◆ Stated exercise: Restate each line of the listing exactly, without carrying over any pictures.

◆ Data extract:
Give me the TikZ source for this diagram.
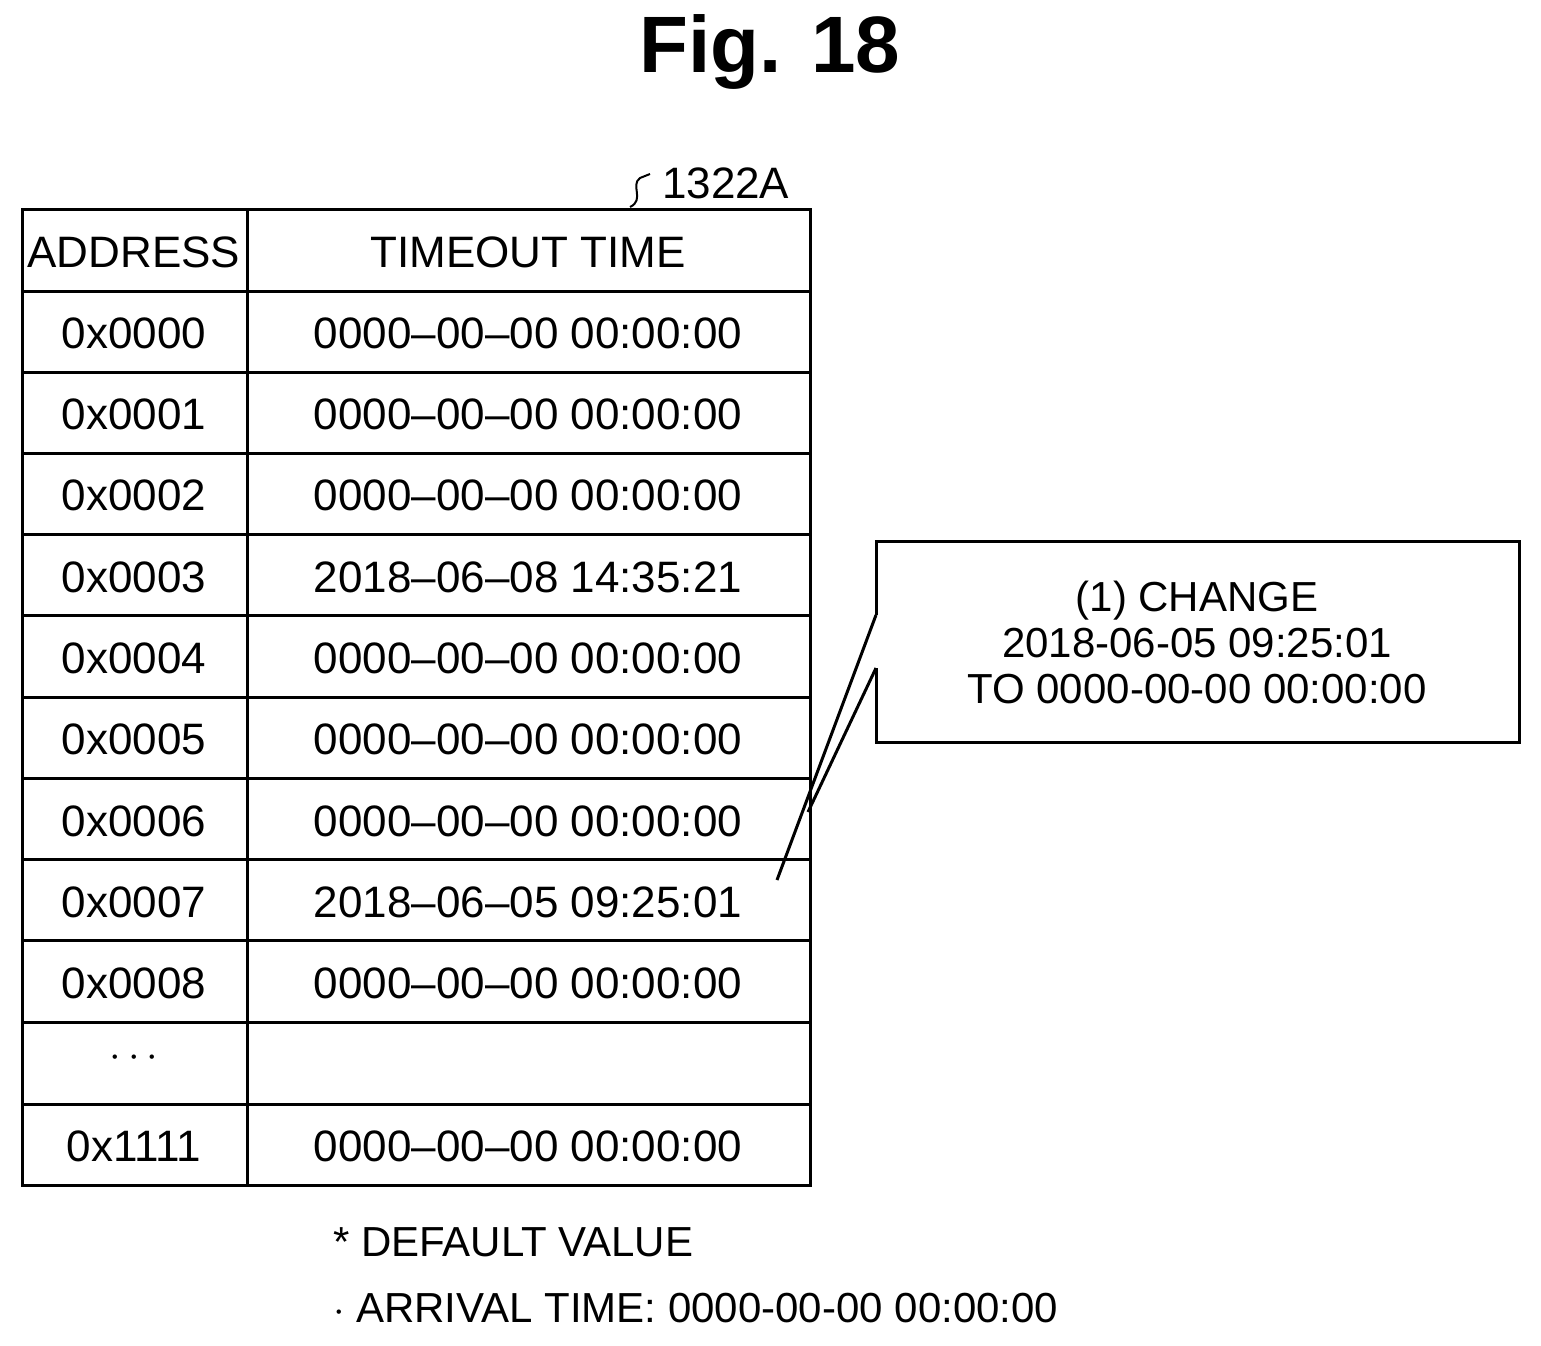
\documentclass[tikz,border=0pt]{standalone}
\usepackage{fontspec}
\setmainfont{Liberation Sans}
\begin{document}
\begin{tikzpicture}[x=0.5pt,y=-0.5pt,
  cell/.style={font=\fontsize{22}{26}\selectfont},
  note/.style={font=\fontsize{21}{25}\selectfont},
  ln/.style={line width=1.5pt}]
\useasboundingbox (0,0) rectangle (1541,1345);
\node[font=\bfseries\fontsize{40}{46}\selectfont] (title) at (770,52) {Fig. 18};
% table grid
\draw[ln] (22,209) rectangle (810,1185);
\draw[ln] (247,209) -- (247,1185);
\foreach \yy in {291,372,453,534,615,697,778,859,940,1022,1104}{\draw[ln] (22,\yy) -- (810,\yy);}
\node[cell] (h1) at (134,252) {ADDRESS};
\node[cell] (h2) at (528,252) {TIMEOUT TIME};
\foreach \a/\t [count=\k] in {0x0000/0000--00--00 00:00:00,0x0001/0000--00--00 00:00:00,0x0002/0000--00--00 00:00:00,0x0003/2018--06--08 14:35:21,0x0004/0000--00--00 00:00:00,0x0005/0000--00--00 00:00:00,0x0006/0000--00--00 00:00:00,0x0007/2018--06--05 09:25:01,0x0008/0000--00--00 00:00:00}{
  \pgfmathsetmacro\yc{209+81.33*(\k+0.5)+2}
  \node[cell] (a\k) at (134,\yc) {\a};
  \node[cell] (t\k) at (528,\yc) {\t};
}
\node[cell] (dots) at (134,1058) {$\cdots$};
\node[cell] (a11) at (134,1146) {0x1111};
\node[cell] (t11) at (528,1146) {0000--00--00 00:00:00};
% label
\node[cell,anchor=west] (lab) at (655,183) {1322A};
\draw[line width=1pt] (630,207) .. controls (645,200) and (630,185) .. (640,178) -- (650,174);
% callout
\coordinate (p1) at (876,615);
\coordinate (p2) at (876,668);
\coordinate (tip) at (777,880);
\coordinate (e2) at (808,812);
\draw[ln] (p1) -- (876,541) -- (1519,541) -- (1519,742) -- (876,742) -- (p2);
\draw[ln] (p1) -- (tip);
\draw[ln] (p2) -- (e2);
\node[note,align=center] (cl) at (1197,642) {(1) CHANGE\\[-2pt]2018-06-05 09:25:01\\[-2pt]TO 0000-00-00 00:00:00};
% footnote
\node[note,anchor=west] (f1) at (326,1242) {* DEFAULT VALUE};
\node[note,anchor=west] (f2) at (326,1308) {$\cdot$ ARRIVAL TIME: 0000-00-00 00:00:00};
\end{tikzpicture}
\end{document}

◆ Expected output:
Give me the TikZ source for this diagram.
\documentclass[tikz,border=0pt]{standalone}
\usepackage{fontspec}
\setmainfont{Liberation Sans}
\begin{document}
\begin{tikzpicture}[x=0.5pt,y=-0.5pt,
  cell/.style={font=\fontsize{22}{26}\selectfont},
  note/.style={font=\fontsize{21}{25}\selectfont},
  ln/.style={line width=1.5pt}]
\useasboundingbox (0,0) rectangle (1541,1345);
\node[font=\bfseries\fontsize{40}{46}\selectfont] (title) at (770,52) {Fig. 18};
% table grid
\draw[ln] (22,209) rectangle (810,1185);
\draw[ln] (247,209) -- (247,1185);
\foreach \yy in {291,372,453,534,615,697,778,859,940,1022,1104}{\draw[ln] (22,\yy) -- (810,\yy);}
\node[cell] (h1) at (134,252) {ADDRESS};
\node[cell] (h2) at (528,252) {TIMEOUT TIME};
\foreach \a/\t [count=\k] in {0x0000/0000--00--00 00:00:00,0x0001/0000--00--00 00:00:00,0x0002/0000--00--00 00:00:00,0x0003/2018--06--08 14:35:21,0x0004/0000--00--00 00:00:00,0x0005/0000--00--00 00:00:00,0x0006/0000--00--00 00:00:00,0x0007/2018--06--05 09:25:01,0x0008/0000--00--00 00:00:00}{
  \pgfmathsetmacro\yc{209+81.33*(\k+0.5)+2}
  \node[cell] (a\k) at (134,\yc) {\a};
  \node[cell] (t\k) at (528,\yc) {\t};
}
\node[cell] (dots) at (134,1058) {$\cdots$};
\node[cell] (a11) at (134,1146) {0x1111};
\node[cell] (t11) at (528,1146) {0000--00--00 00:00:00};
% label
\node[cell,anchor=west] (lab) at (655,183) {1322A};
\draw[line width=1pt] (630,207) .. controls (645,200) and (630,185) .. (640,178) -- (650,174);
% callout
\coordinate (p1) at (876,615);
\coordinate (p2) at (876,668);
\coordinate (tip) at (777,880);
\coordinate (e2) at (808,812);
\draw[ln] (p1) -- (876,541) -- (1519,541) -- (1519,742) -- (876,742) -- (p2);
\draw[ln] (p1) -- (tip);
\draw[ln] (p2) -- (e2);
\node[note,align=center] (cl) at (1197,642) {(1) CHANGE\\[-2pt]2018-06-05 09:25:01\\[-2pt]TO 0000-00-00 00:00:00};
% footnote
\node[note,anchor=west] (f1) at (326,1242) {* DEFAULT VALUE};
\node[note,anchor=west] (f2) at (326,1308) {$\cdot$ ARRIVAL TIME: 0000-00-00 00:00:00};
\end{tikzpicture}
\end{document}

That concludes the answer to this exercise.